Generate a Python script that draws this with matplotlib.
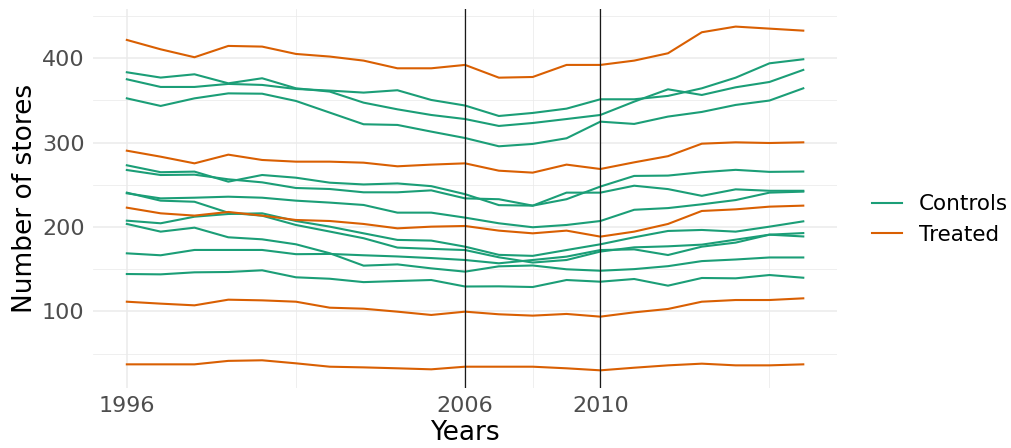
import matplotlib.pyplot as plt
from matplotlib.lines import Line2D

YEARS = [1996, 1997, 1998, 1999, 2000, 2001, 2002, 2003, 2004, 2005, 2006,
         2007, 2008, 2009, 2010, 2011, 2012, 2013, 2014, 2015, 2016]

# ---- Controls (green) ----
ctrl_1 = [383.4, 377.1, 381.0, 370.3, 376.3, 364.4, 360.5, 347.4, 339.5, 332.8, 328.0,
          319.8, 323.3, 328.0, 332.8, 348.6, 363.2, 356.5, 365.6, 371.9, 386.2]
ctrl_2 = [375.1, 366.0, 366.0, 369.6, 368.4, 363.6, 361.7, 359.3, 362.1, 350.6, 344.0,
          331.6, 335.2, 340.3, 351.4, 351.4, 355.4, 364.4, 377.0, 394.0, 398.8]
ctrl_3 = [352.5, 343.5, 352.5, 358.4, 358.0, 349.4, 335.6, 321.8, 321.0, 313.1, 305.5,
          295.7, 298.5, 305.2, 324.9, 322.2, 330.9, 336.4, 344.7, 349.9, 364.4]
ctrl_4 = [273.2, 265.0, 265.7, 253.8, 261.7, 258.5, 252.6, 250.5, 251.7, 248.5, 239.0,
          226.0, 225.4, 240.8, 240.8, 249.0, 245.0, 237.0, 244.7, 243.0, 243.0]
ctrl_5 = [267.6, 261.7, 262.1, 256.6, 253.0, 246.3, 245.1, 241.2, 241.2, 243.5, 234.0,
          233.0, 225.4, 233.0, 248.0, 260.6, 261.0, 265.0, 267.8, 265.4, 265.8]
ctrl_6 = [240.0, 234.0, 234.8, 236.0, 234.8, 231.3, 229.0, 226.2, 217.1, 217.1, 211.2,
          204.5, 199.8, 202.5, 207.2, 220.5, 222.5, 227.0, 232.0, 240.8, 242.0]
ctrl_7 = [240.8, 231.3, 230.0, 217.0, 213.5, 202.5, 194.7, 186.8, 175.7, 174.2, 172.8,
          164.2, 158.0, 161.0, 171.0, 176.0, 177.2, 179.2, 185.1, 191.0, 192.9]
ctrl_8 = [207.6, 204.5, 212.3, 215.5, 216.3, 207.2, 200.5, 192.6, 184.8, 184.0, 176.8,
          167.1, 165.9, 172.8, 179.6, 187.9, 195.4, 196.6, 194.6, 200.5, 206.8]
ctrl_9 = [203.7, 194.6, 199.3, 187.9, 185.5, 179.6, 169.0, 154.3, 155.8, 151.1, 147.2,
          153.5, 154.5, 150.0, 148.3, 150.2, 153.7, 159.7, 161.6, 164.0, 164.0]
ctrl_10 = [168.9, 166.6, 172.9, 172.9, 172.9, 167.9, 168.2, 166.6, 165.2, 163.3, 161.0,
           157.1, 161.0, 165.0, 172.8, 173.6, 166.9, 176.8, 181.6, 191.0, 188.9]
ctrl_11 = [144.4, 144.0, 146.4, 146.8, 148.8, 140.5, 138.8, 134.8, 136.1, 137.3, 129.6,
           129.8, 129.0, 137.3, 135.3, 138.5, 130.6, 139.7, 139.3, 143.2, 140.0]

# ---- Treated (orange) ----
treat_1 = [421.7, 410.6, 401.2, 414.6, 413.8, 405.1, 402.0, 397.2, 388.1, 388.1, 392.1,
           377.0, 377.8, 392.1, 392.1, 397.2, 405.9, 430.8, 437.5, 435.1, 432.7]
treat_2 = [290.5, 283.4, 275.5, 285.8, 279.5, 277.5, 277.5, 276.3, 272.0, 274.0, 275.5,
           266.8, 264.5, 274.0, 268.8, 276.7, 284.0, 298.8, 300.4, 299.6, 300.4]
treat_3 = [223.0, 216.3, 213.6, 217.9, 213.6, 208.4, 207.2, 203.7, 198.5, 200.5, 201.3,
           195.8, 192.6, 195.8, 188.7, 194.6, 203.7, 219.1, 221.0, 224.2, 225.4]
treat_4 = [111.6, 109.3, 107.3, 114.0, 113.2, 111.6, 104.5, 103.3, 99.8, 95.9, 99.8,
           96.7, 95.1, 97.1, 93.9, 99.0, 103.0, 111.6, 113.6, 113.6, 115.6]
treat_5 = [37.4, 37.4, 37.4, 41.5, 42.2, 38.6, 34.6, 33.8, 32.7, 31.5, 34.6,
           34.6, 34.6, 32.7, 30.3, 33.4, 36.2, 38.2, 36.2, 36.2, 37.4]

controls = [ctrl_1, ctrl_2, ctrl_3, ctrl_4, ctrl_5, ctrl_6, ctrl_7, ctrl_8,
            ctrl_9, ctrl_10, ctrl_11]
treated = [treat_1, treat_2, treat_3, treat_4, treat_5]

EVENT_YEARS = [2006, 2010]
X_TICKS = [1996, 2006, 2010]
X_MINOR = [2001, 2008, 2015]
Y_TICKS = [100, 200, 300, 400]
Y_MINOR = [50, 150, 250, 350, 450]

GREEN = "#1B9E77"
ORANGE = "#D95F02"

fig = plt.figure(figsize=(10.11, 4.48), dpi=100)
ax = fig.add_axes([0.092, 0.135, 0.736, 0.844])

for s in controls:
    ax.plot(YEARS, s, color=GREEN, linewidth=1.5, zorder=2)
for s in treated:
    ax.plot(YEARS, s, color=ORANGE, linewidth=1.5, zorder=2)

for yr in EVENT_YEARS:
    ax.axvline(yr, color="#1a1a1a", linewidth=0.9, zorder=3)

# ggplot-like 5% expansion
allv = [v for s in controls + treated for v in s]
lo, hi = min(allv), max(allv)
pad = 0.05 * (hi - lo)
ax.set_ylim(lo - pad, hi + pad)
xpad = 0.05 * (YEARS[-1] - YEARS[0])
ax.set_xlim(YEARS[0] - xpad, YEARS[-1] + xpad)

ax.set_xticks(X_TICKS)
ax.set_xticks(X_MINOR, minor=True)
ax.set_yticks(Y_TICKS)
ax.set_yticks(Y_MINOR, minor=True)
ax.grid(which="major", color="#EBEBEB", linewidth=1.1, zorder=0)
ax.grid(which="minor", color="#EBEBEB", linewidth=0.55, zorder=0)
ax.set_axisbelow(True)
for sp in ax.spines.values():
    sp.set_visible(False)
ax.tick_params(which="both", length=0, labelsize=16, labelcolor="#4D4D4D", pad=6)

ax.set_xlabel("Years", fontsize=19, labelpad=3)
ax.set_ylabel("Number of stores", fontsize=19, labelpad=3)

handles = [Line2D([], [], color=GREEN, linewidth=1.5),
           Line2D([], [], color=ORANGE, linewidth=1.5)]
fig.legend(handles, ["Controls", "Treated"], loc="center left",
           bbox_to_anchor=(0.843, 0.51), frameon=False, fontsize=15.5,
           handlelength=1.4, handletextpad=0.8, labelspacing=0.5)

fig.savefig("out.png", dpi=100)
■ ■ ■ ■ ■
(CHALLENGE):
Transcribe the full listing above exactly, with the images removed.

(OUTPUT OF THE EXERCISE):
Generate a Python script that draws this with matplotlib.
import matplotlib.pyplot as plt
from matplotlib.lines import Line2D

YEARS = [1996, 1997, 1998, 1999, 2000, 2001, 2002, 2003, 2004, 2005, 2006,
         2007, 2008, 2009, 2010, 2011, 2012, 2013, 2014, 2015, 2016]

# ---- Controls (green) ----
ctrl_1 = [383.4, 377.1, 381.0, 370.3, 376.3, 364.4, 360.5, 347.4, 339.5, 332.8, 328.0,
          319.8, 323.3, 328.0, 332.8, 348.6, 363.2, 356.5, 365.6, 371.9, 386.2]
ctrl_2 = [375.1, 366.0, 366.0, 369.6, 368.4, 363.6, 361.7, 359.3, 362.1, 350.6, 344.0,
          331.6, 335.2, 340.3, 351.4, 351.4, 355.4, 364.4, 377.0, 394.0, 398.8]
ctrl_3 = [352.5, 343.5, 352.5, 358.4, 358.0, 349.4, 335.6, 321.8, 321.0, 313.1, 305.5,
          295.7, 298.5, 305.2, 324.9, 322.2, 330.9, 336.4, 344.7, 349.9, 364.4]
ctrl_4 = [273.2, 265.0, 265.7, 253.8, 261.7, 258.5, 252.6, 250.5, 251.7, 248.5, 239.0,
          226.0, 225.4, 240.8, 240.8, 249.0, 245.0, 237.0, 244.7, 243.0, 243.0]
ctrl_5 = [267.6, 261.7, 262.1, 256.6, 253.0, 246.3, 245.1, 241.2, 241.2, 243.5, 234.0,
          233.0, 225.4, 233.0, 248.0, 260.6, 261.0, 265.0, 267.8, 265.4, 265.8]
ctrl_6 = [240.0, 234.0, 234.8, 236.0, 234.8, 231.3, 229.0, 226.2, 217.1, 217.1, 211.2,
          204.5, 199.8, 202.5, 207.2, 220.5, 222.5, 227.0, 232.0, 240.8, 242.0]
ctrl_7 = [240.8, 231.3, 230.0, 217.0, 213.5, 202.5, 194.7, 186.8, 175.7, 174.2, 172.8,
          164.2, 158.0, 161.0, 171.0, 176.0, 177.2, 179.2, 185.1, 191.0, 192.9]
ctrl_8 = [207.6, 204.5, 212.3, 215.5, 216.3, 207.2, 200.5, 192.6, 184.8, 184.0, 176.8,
          167.1, 165.9, 172.8, 179.6, 187.9, 195.4, 196.6, 194.6, 200.5, 206.8]
ctrl_9 = [203.7, 194.6, 199.3, 187.9, 185.5, 179.6, 169.0, 154.3, 155.8, 151.1, 147.2,
          153.5, 154.5, 150.0, 148.3, 150.2, 153.7, 159.7, 161.6, 164.0, 164.0]
ctrl_10 = [168.9, 166.6, 172.9, 172.9, 172.9, 167.9, 168.2, 166.6, 165.2, 163.3, 161.0,
           157.1, 161.0, 165.0, 172.8, 173.6, 166.9, 176.8, 181.6, 191.0, 188.9]
ctrl_11 = [144.4, 144.0, 146.4, 146.8, 148.8, 140.5, 138.8, 134.8, 136.1, 137.3, 129.6,
           129.8, 129.0, 137.3, 135.3, 138.5, 130.6, 139.7, 139.3, 143.2, 140.0]

# ---- Treated (orange) ----
treat_1 = [421.7, 410.6, 401.2, 414.6, 413.8, 405.1, 402.0, 397.2, 388.1, 388.1, 392.1,
           377.0, 377.8, 392.1, 392.1, 397.2, 405.9, 430.8, 437.5, 435.1, 432.7]
treat_2 = [290.5, 283.4, 275.5, 285.8, 279.5, 277.5, 277.5, 276.3, 272.0, 274.0, 275.5,
           266.8, 264.5, 274.0, 268.8, 276.7, 284.0, 298.8, 300.4, 299.6, 300.4]
treat_3 = [223.0, 216.3, 213.6, 217.9, 213.6, 208.4, 207.2, 203.7, 198.5, 200.5, 201.3,
           195.8, 192.6, 195.8, 188.7, 194.6, 203.7, 219.1, 221.0, 224.2, 225.4]
treat_4 = [111.6, 109.3, 107.3, 114.0, 113.2, 111.6, 104.5, 103.3, 99.8, 95.9, 99.8,
           96.7, 95.1, 97.1, 93.9, 99.0, 103.0, 111.6, 113.6, 113.6, 115.6]
treat_5 = [37.4, 37.4, 37.4, 41.5, 42.2, 38.6, 34.6, 33.8, 32.7, 31.5, 34.6,
           34.6, 34.6, 32.7, 30.3, 33.4, 36.2, 38.2, 36.2, 36.2, 37.4]

controls = [ctrl_1, ctrl_2, ctrl_3, ctrl_4, ctrl_5, ctrl_6, ctrl_7, ctrl_8,
            ctrl_9, ctrl_10, ctrl_11]
treated = [treat_1, treat_2, treat_3, treat_4, treat_5]

EVENT_YEARS = [2006, 2010]
X_TICKS = [1996, 2006, 2010]
X_MINOR = [2001, 2008, 2015]
Y_TICKS = [100, 200, 300, 400]
Y_MINOR = [50, 150, 250, 350, 450]

GREEN = "#1B9E77"
ORANGE = "#D95F02"

fig = plt.figure(figsize=(10.11, 4.48), dpi=100)
ax = fig.add_axes([0.092, 0.135, 0.736, 0.844])

for s in controls:
    ax.plot(YEARS, s, color=GREEN, linewidth=1.5, zorder=2)
for s in treated:
    ax.plot(YEARS, s, color=ORANGE, linewidth=1.5, zorder=2)

for yr in EVENT_YEARS:
    ax.axvline(yr, color="#1a1a1a", linewidth=0.9, zorder=3)

# ggplot-like 5% expansion
allv = [v for s in controls + treated for v in s]
lo, hi = min(allv), max(allv)
pad = 0.05 * (hi - lo)
ax.set_ylim(lo - pad, hi + pad)
xpad = 0.05 * (YEARS[-1] - YEARS[0])
ax.set_xlim(YEARS[0] - xpad, YEARS[-1] + xpad)

ax.set_xticks(X_TICKS)
ax.set_xticks(X_MINOR, minor=True)
ax.set_yticks(Y_TICKS)
ax.set_yticks(Y_MINOR, minor=True)
ax.grid(which="major", color="#EBEBEB", linewidth=1.1, zorder=0)
ax.grid(which="minor", color="#EBEBEB", linewidth=0.55, zorder=0)
ax.set_axisbelow(True)
for sp in ax.spines.values():
    sp.set_visible(False)
ax.tick_params(which="both", length=0, labelsize=16, labelcolor="#4D4D4D", pad=6)

ax.set_xlabel("Years", fontsize=19, labelpad=3)
ax.set_ylabel("Number of stores", fontsize=19, labelpad=3)

handles = [Line2D([], [], color=GREEN, linewidth=1.5),
           Line2D([], [], color=ORANGE, linewidth=1.5)]
fig.legend(handles, ["Controls", "Treated"], loc="center left",
           bbox_to_anchor=(0.843, 0.51), frameon=False, fontsize=15.5,
           handlelength=1.4, handletextpad=0.8, labelspacing=0.5)

fig.savefig("out.png", dpi=100)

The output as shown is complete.